* What this task involves
Can you print the data exactly and leave out each image?

— START OF Available data —

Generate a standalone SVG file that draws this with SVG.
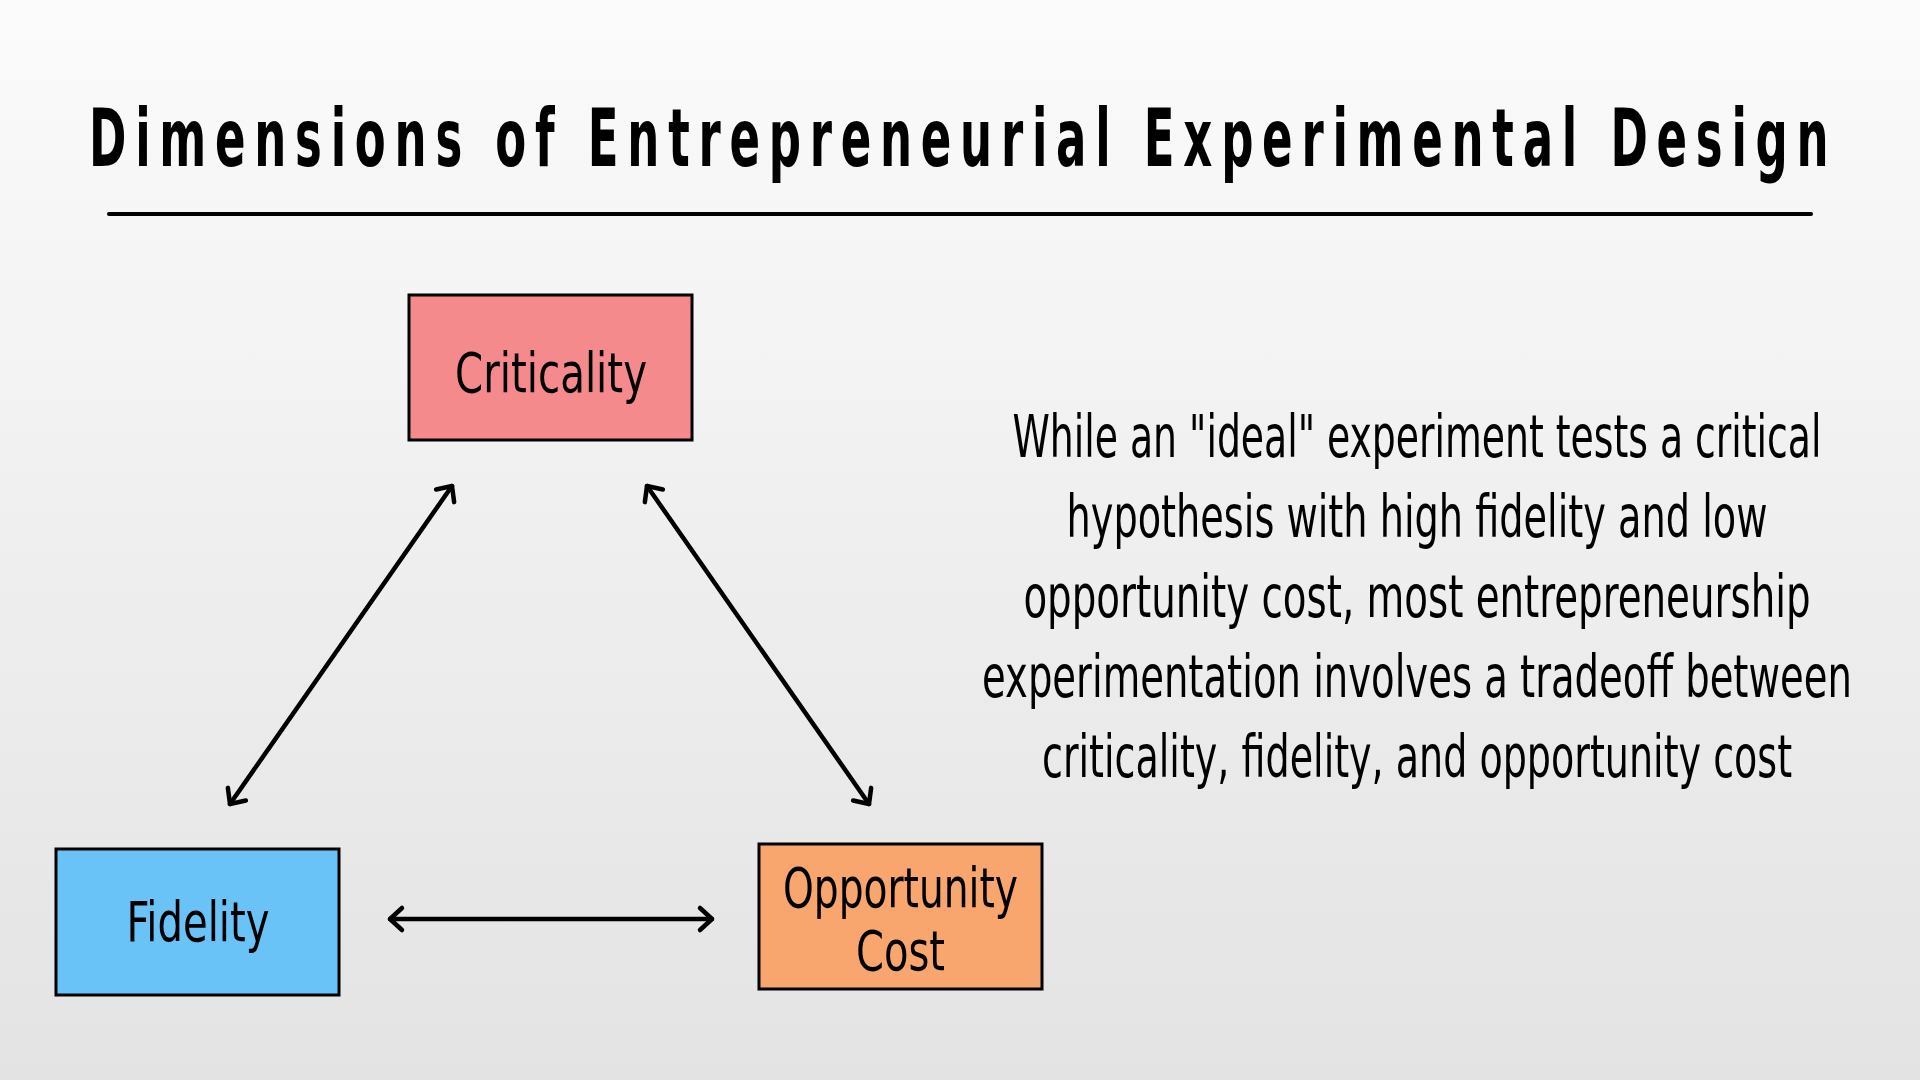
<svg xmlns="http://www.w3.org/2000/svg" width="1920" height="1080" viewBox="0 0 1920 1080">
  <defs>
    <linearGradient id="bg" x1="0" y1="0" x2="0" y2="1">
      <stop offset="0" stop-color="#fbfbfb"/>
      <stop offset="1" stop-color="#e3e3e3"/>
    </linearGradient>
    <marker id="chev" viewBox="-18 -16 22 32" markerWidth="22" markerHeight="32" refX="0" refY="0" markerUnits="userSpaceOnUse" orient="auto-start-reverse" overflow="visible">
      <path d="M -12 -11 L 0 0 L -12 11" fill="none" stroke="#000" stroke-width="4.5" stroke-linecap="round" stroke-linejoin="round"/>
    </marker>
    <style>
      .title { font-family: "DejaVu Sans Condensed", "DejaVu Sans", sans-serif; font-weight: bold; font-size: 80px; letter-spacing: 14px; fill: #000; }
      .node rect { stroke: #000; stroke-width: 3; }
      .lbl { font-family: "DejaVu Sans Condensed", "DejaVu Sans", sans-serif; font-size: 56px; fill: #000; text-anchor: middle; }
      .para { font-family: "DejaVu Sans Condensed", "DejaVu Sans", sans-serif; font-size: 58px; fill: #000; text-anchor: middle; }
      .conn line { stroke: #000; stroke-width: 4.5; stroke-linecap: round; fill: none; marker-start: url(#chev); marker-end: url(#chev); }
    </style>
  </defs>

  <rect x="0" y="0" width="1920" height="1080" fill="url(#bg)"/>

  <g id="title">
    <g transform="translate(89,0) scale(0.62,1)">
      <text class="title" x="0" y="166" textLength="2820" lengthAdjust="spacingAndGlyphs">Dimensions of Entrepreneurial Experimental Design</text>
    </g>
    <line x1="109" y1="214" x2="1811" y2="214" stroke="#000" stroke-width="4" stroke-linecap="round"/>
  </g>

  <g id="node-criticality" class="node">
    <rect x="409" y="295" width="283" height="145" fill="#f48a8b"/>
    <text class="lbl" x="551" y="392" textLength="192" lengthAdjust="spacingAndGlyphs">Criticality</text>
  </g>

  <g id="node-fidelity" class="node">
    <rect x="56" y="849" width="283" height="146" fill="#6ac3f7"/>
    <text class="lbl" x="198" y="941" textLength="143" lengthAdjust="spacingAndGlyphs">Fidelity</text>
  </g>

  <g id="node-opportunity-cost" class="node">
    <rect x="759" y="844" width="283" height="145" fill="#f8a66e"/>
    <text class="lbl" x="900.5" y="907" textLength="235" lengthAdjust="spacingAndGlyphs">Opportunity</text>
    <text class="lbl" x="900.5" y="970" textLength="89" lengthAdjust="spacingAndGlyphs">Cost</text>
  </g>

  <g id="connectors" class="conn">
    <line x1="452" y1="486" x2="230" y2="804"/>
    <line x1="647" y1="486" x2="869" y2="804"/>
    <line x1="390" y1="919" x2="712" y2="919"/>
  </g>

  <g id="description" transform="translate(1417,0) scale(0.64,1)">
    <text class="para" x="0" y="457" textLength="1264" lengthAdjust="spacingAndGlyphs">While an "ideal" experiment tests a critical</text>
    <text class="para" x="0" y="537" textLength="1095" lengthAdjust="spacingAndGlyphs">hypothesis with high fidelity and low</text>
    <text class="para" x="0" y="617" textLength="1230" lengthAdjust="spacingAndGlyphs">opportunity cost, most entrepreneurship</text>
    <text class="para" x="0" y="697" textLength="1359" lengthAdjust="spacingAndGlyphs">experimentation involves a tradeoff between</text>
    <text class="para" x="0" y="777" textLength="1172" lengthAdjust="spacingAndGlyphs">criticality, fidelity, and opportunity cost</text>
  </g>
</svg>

— END OF Available data —

* Correct output
Generate a standalone SVG file that draws this with SVG.
<svg xmlns="http://www.w3.org/2000/svg" width="1920" height="1080" viewBox="0 0 1920 1080">
  <defs>
    <linearGradient id="bg" x1="0" y1="0" x2="0" y2="1">
      <stop offset="0" stop-color="#fbfbfb"/>
      <stop offset="1" stop-color="#e3e3e3"/>
    </linearGradient>
    <marker id="chev" viewBox="-18 -16 22 32" markerWidth="22" markerHeight="32" refX="0" refY="0" markerUnits="userSpaceOnUse" orient="auto-start-reverse" overflow="visible">
      <path d="M -12 -11 L 0 0 L -12 11" fill="none" stroke="#000" stroke-width="4.5" stroke-linecap="round" stroke-linejoin="round"/>
    </marker>
    <style>
      .title { font-family: "DejaVu Sans Condensed", "DejaVu Sans", sans-serif; font-weight: bold; font-size: 80px; letter-spacing: 14px; fill: #000; }
      .node rect { stroke: #000; stroke-width: 3; }
      .lbl { font-family: "DejaVu Sans Condensed", "DejaVu Sans", sans-serif; font-size: 56px; fill: #000; text-anchor: middle; }
      .para { font-family: "DejaVu Sans Condensed", "DejaVu Sans", sans-serif; font-size: 58px; fill: #000; text-anchor: middle; }
      .conn line { stroke: #000; stroke-width: 4.5; stroke-linecap: round; fill: none; marker-start: url(#chev); marker-end: url(#chev); }
    </style>
  </defs>

  <rect x="0" y="0" width="1920" height="1080" fill="url(#bg)"/>

  <g id="title">
    <g transform="translate(89,0) scale(0.62,1)">
      <text class="title" x="0" y="166" textLength="2820" lengthAdjust="spacingAndGlyphs">Dimensions of Entrepreneurial Experimental Design</text>
    </g>
    <line x1="109" y1="214" x2="1811" y2="214" stroke="#000" stroke-width="4" stroke-linecap="round"/>
  </g>

  <g id="node-criticality" class="node">
    <rect x="409" y="295" width="283" height="145" fill="#f48a8b"/>
    <text class="lbl" x="551" y="392" textLength="192" lengthAdjust="spacingAndGlyphs">Criticality</text>
  </g>

  <g id="node-fidelity" class="node">
    <rect x="56" y="849" width="283" height="146" fill="#6ac3f7"/>
    <text class="lbl" x="198" y="941" textLength="143" lengthAdjust="spacingAndGlyphs">Fidelity</text>
  </g>

  <g id="node-opportunity-cost" class="node">
    <rect x="759" y="844" width="283" height="145" fill="#f8a66e"/>
    <text class="lbl" x="900.5" y="907" textLength="235" lengthAdjust="spacingAndGlyphs">Opportunity</text>
    <text class="lbl" x="900.5" y="970" textLength="89" lengthAdjust="spacingAndGlyphs">Cost</text>
  </g>

  <g id="connectors" class="conn">
    <line x1="452" y1="486" x2="230" y2="804"/>
    <line x1="647" y1="486" x2="869" y2="804"/>
    <line x1="390" y1="919" x2="712" y2="919"/>
  </g>

  <g id="description" transform="translate(1417,0) scale(0.64,1)">
    <text class="para" x="0" y="457" textLength="1264" lengthAdjust="spacingAndGlyphs">While an "ideal" experiment tests a critical</text>
    <text class="para" x="0" y="537" textLength="1095" lengthAdjust="spacingAndGlyphs">hypothesis with high fidelity and low</text>
    <text class="para" x="0" y="617" textLength="1230" lengthAdjust="spacingAndGlyphs">opportunity cost, most entrepreneurship</text>
    <text class="para" x="0" y="697" textLength="1359" lengthAdjust="spacingAndGlyphs">experimentation involves a tradeoff between</text>
    <text class="para" x="0" y="777" textLength="1172" lengthAdjust="spacingAndGlyphs">criticality, fidelity, and opportunity cost</text>
  </g>
</svg>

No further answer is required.